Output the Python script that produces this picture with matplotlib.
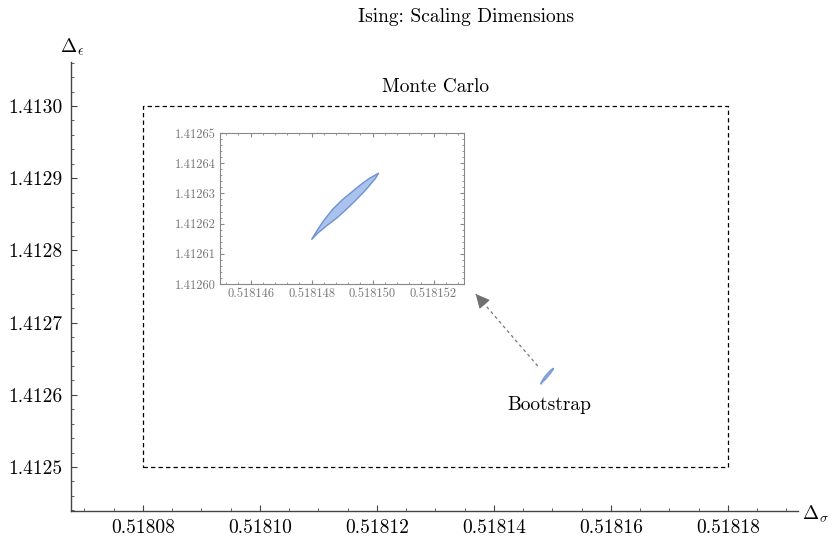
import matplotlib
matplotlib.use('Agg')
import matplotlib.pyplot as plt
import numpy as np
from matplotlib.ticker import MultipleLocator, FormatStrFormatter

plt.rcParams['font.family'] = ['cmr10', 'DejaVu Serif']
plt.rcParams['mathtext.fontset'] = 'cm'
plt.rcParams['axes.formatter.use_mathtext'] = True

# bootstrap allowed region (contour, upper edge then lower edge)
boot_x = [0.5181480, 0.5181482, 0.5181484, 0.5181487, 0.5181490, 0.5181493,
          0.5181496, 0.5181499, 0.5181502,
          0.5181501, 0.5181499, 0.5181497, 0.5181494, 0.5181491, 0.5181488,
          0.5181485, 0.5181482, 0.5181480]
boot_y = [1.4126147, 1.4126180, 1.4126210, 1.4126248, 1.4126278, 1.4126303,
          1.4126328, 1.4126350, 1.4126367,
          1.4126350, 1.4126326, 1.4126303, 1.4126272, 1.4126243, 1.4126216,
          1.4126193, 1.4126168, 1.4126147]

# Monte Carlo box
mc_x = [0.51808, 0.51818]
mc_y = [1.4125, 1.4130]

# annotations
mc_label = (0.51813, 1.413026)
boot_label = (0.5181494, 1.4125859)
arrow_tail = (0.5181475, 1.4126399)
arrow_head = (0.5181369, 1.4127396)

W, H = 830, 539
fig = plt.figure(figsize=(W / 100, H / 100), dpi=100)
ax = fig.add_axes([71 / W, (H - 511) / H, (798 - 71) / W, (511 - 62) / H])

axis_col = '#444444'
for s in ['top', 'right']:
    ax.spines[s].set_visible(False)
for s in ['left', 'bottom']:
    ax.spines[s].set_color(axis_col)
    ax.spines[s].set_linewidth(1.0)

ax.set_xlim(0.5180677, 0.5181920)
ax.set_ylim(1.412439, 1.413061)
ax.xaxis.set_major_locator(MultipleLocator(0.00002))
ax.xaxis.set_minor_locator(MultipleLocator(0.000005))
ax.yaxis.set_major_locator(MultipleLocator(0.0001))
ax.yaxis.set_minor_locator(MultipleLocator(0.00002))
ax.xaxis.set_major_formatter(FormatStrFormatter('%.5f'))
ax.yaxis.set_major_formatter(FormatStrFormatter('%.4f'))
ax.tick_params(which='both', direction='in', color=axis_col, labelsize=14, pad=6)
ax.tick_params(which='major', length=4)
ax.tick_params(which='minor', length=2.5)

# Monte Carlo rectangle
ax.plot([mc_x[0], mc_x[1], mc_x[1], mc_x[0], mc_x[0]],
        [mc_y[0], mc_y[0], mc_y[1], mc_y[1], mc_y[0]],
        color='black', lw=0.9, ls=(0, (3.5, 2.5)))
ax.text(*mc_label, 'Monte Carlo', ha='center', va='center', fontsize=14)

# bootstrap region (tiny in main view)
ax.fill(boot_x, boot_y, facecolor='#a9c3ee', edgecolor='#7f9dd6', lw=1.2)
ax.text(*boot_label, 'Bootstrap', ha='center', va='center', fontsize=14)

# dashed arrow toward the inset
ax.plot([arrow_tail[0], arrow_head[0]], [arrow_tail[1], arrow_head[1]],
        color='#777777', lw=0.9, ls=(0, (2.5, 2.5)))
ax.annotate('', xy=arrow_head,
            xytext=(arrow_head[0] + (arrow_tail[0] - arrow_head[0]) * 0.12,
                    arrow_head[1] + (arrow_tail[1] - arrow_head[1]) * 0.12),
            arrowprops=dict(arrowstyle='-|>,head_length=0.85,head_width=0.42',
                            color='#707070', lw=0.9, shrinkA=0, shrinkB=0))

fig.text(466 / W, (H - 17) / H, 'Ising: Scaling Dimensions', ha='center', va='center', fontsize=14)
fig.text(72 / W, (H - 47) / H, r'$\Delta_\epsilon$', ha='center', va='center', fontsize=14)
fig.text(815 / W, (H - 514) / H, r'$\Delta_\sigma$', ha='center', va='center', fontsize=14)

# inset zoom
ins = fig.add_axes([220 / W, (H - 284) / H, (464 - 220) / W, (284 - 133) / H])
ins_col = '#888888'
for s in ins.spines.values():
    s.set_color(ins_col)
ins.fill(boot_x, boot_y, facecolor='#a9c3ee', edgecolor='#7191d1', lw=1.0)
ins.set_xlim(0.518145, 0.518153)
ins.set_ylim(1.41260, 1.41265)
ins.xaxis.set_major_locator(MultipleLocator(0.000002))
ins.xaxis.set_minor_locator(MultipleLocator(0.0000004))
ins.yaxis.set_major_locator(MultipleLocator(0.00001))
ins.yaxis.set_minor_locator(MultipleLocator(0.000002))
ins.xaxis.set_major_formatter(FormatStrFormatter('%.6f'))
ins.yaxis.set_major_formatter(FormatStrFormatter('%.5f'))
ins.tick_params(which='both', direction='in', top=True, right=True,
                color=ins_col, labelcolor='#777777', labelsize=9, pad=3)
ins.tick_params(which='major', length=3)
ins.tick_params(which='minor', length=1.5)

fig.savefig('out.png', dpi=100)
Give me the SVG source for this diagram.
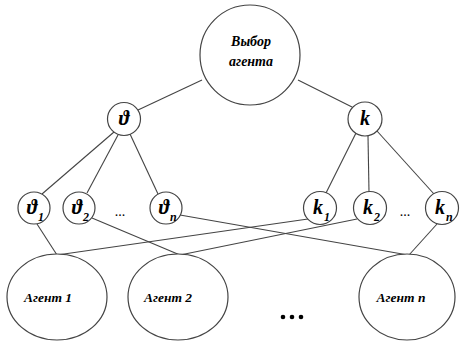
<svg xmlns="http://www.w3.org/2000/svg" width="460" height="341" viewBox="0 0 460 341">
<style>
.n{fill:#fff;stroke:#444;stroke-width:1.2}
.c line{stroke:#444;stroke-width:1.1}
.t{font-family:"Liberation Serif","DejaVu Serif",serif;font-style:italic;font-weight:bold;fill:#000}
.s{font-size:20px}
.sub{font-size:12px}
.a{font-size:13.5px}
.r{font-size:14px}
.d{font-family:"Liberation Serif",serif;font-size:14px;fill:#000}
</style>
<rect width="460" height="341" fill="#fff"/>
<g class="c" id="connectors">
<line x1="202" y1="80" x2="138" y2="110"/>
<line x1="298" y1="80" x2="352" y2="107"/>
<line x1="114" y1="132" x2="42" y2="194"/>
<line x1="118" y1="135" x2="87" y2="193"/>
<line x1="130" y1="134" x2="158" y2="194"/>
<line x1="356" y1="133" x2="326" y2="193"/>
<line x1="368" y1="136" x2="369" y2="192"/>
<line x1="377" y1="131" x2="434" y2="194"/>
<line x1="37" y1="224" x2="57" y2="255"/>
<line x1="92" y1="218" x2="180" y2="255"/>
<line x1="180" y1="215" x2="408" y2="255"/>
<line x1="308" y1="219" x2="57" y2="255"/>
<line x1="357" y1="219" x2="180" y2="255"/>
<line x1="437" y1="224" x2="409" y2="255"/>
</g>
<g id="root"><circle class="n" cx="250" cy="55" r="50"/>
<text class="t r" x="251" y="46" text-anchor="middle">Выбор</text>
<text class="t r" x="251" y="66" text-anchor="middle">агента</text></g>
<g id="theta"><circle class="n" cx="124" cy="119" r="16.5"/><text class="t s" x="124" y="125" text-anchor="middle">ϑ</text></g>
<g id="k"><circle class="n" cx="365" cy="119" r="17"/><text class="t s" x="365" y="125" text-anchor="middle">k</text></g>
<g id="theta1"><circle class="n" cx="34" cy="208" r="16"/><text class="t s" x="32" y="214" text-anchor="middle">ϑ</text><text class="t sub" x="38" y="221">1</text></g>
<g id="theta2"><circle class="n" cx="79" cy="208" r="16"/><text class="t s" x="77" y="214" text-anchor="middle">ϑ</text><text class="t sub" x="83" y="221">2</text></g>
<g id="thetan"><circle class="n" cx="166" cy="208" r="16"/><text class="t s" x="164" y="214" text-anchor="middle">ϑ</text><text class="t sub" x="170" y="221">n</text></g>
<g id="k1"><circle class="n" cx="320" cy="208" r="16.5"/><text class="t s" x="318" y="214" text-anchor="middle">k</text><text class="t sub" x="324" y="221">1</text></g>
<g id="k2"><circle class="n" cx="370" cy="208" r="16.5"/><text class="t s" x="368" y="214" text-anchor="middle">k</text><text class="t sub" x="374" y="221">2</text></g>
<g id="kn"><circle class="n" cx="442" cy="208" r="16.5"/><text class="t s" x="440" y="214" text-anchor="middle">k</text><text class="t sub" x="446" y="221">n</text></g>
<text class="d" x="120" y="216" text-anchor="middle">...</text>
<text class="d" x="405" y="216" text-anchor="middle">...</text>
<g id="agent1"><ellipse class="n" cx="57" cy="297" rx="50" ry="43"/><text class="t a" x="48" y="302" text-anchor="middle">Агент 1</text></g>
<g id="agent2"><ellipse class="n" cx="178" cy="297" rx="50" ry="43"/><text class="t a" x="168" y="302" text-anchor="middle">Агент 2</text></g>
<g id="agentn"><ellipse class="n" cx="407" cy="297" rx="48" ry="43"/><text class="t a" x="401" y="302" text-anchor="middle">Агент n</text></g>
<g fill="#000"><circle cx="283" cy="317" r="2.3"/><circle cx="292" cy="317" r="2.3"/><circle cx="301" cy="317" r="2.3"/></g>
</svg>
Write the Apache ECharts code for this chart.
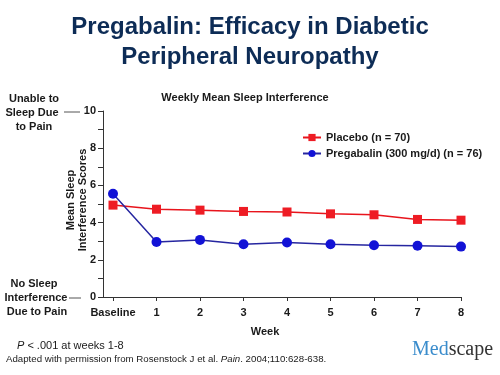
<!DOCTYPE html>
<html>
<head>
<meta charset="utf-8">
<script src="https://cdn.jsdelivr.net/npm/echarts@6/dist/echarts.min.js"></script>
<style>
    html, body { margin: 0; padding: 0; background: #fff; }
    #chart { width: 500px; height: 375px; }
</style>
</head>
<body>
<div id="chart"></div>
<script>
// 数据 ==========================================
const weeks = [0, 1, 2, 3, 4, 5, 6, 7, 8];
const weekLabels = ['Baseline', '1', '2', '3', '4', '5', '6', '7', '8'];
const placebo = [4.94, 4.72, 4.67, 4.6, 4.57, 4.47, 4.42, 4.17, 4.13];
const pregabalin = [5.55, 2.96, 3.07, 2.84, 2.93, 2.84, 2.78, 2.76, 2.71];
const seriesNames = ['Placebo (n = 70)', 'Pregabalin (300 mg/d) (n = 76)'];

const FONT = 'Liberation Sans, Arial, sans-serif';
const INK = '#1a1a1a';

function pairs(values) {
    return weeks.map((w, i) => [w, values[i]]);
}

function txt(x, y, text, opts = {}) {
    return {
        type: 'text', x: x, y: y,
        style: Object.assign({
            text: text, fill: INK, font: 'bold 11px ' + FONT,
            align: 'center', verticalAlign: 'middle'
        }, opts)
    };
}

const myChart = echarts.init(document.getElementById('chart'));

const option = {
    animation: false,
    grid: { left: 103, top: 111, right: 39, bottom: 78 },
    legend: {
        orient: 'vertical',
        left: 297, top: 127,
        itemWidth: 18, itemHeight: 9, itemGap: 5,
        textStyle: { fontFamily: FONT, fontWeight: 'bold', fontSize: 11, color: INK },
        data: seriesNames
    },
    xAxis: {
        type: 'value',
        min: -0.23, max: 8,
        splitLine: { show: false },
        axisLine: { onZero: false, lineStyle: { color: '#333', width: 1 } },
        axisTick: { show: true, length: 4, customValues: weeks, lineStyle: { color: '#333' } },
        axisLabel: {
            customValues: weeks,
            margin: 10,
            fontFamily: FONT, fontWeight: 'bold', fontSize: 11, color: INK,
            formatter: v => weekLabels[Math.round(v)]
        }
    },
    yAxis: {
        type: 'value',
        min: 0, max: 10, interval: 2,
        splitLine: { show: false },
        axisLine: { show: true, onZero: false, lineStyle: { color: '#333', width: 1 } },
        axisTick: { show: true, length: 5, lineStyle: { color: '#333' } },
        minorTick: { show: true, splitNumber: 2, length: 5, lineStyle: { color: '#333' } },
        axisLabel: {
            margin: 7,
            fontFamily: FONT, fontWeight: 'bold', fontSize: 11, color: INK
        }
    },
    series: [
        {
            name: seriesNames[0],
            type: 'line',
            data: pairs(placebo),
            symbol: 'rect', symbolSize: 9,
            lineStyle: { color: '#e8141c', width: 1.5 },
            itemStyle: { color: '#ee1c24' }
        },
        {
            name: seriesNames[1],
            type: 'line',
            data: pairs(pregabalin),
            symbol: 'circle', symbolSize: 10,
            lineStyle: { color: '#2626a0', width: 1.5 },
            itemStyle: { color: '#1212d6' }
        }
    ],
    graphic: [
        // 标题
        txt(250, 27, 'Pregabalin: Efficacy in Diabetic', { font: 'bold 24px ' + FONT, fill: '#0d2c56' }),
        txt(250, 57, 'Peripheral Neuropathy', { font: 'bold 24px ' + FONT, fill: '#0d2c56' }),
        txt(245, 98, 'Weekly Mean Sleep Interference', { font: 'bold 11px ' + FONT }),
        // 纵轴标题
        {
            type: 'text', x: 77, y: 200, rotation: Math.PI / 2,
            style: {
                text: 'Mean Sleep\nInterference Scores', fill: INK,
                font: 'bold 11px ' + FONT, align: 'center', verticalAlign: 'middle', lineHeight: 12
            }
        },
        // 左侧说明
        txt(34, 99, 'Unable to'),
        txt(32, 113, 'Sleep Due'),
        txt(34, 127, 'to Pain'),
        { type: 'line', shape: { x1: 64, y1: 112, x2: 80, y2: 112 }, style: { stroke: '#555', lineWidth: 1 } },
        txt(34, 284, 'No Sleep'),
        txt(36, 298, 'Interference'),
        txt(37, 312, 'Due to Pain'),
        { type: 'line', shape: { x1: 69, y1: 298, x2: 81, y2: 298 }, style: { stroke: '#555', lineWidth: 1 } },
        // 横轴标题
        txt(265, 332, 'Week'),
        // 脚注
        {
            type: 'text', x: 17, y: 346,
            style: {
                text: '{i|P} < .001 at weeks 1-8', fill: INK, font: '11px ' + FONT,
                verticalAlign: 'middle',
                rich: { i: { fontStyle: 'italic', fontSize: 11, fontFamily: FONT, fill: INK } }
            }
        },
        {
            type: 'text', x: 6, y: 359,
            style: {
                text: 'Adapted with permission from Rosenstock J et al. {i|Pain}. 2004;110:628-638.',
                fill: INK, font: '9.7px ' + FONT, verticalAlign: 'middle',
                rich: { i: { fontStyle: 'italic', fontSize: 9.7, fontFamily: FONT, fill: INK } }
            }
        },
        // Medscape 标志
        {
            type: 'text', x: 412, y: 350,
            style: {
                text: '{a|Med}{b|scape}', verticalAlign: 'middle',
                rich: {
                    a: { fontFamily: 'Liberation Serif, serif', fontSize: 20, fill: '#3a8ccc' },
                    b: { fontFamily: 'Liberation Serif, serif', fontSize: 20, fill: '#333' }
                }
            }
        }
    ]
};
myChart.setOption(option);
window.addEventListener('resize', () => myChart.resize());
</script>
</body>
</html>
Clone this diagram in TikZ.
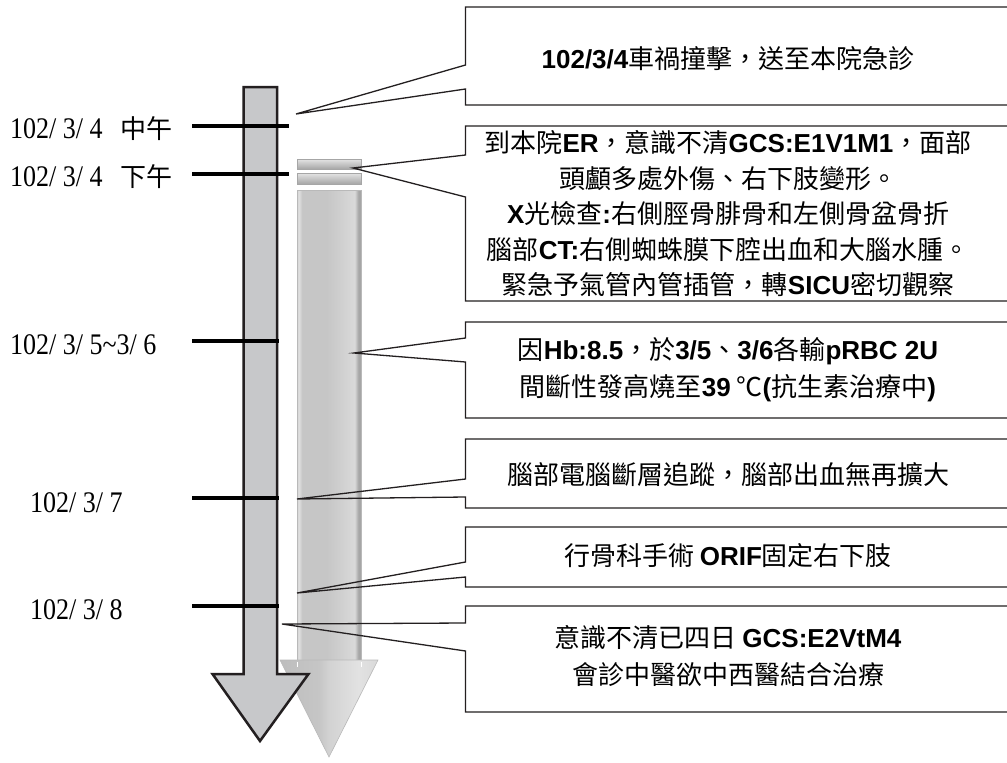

Instruction :: Pick out the lines above containing the word "script", then copy them.

Problem solution ::
Output the Python script that produces this picture with matplotlib.
<script src="https://cdn.jsdelivr.net/npm/echarts@6/dist/echarts.min.js"></script>
<script>
</script>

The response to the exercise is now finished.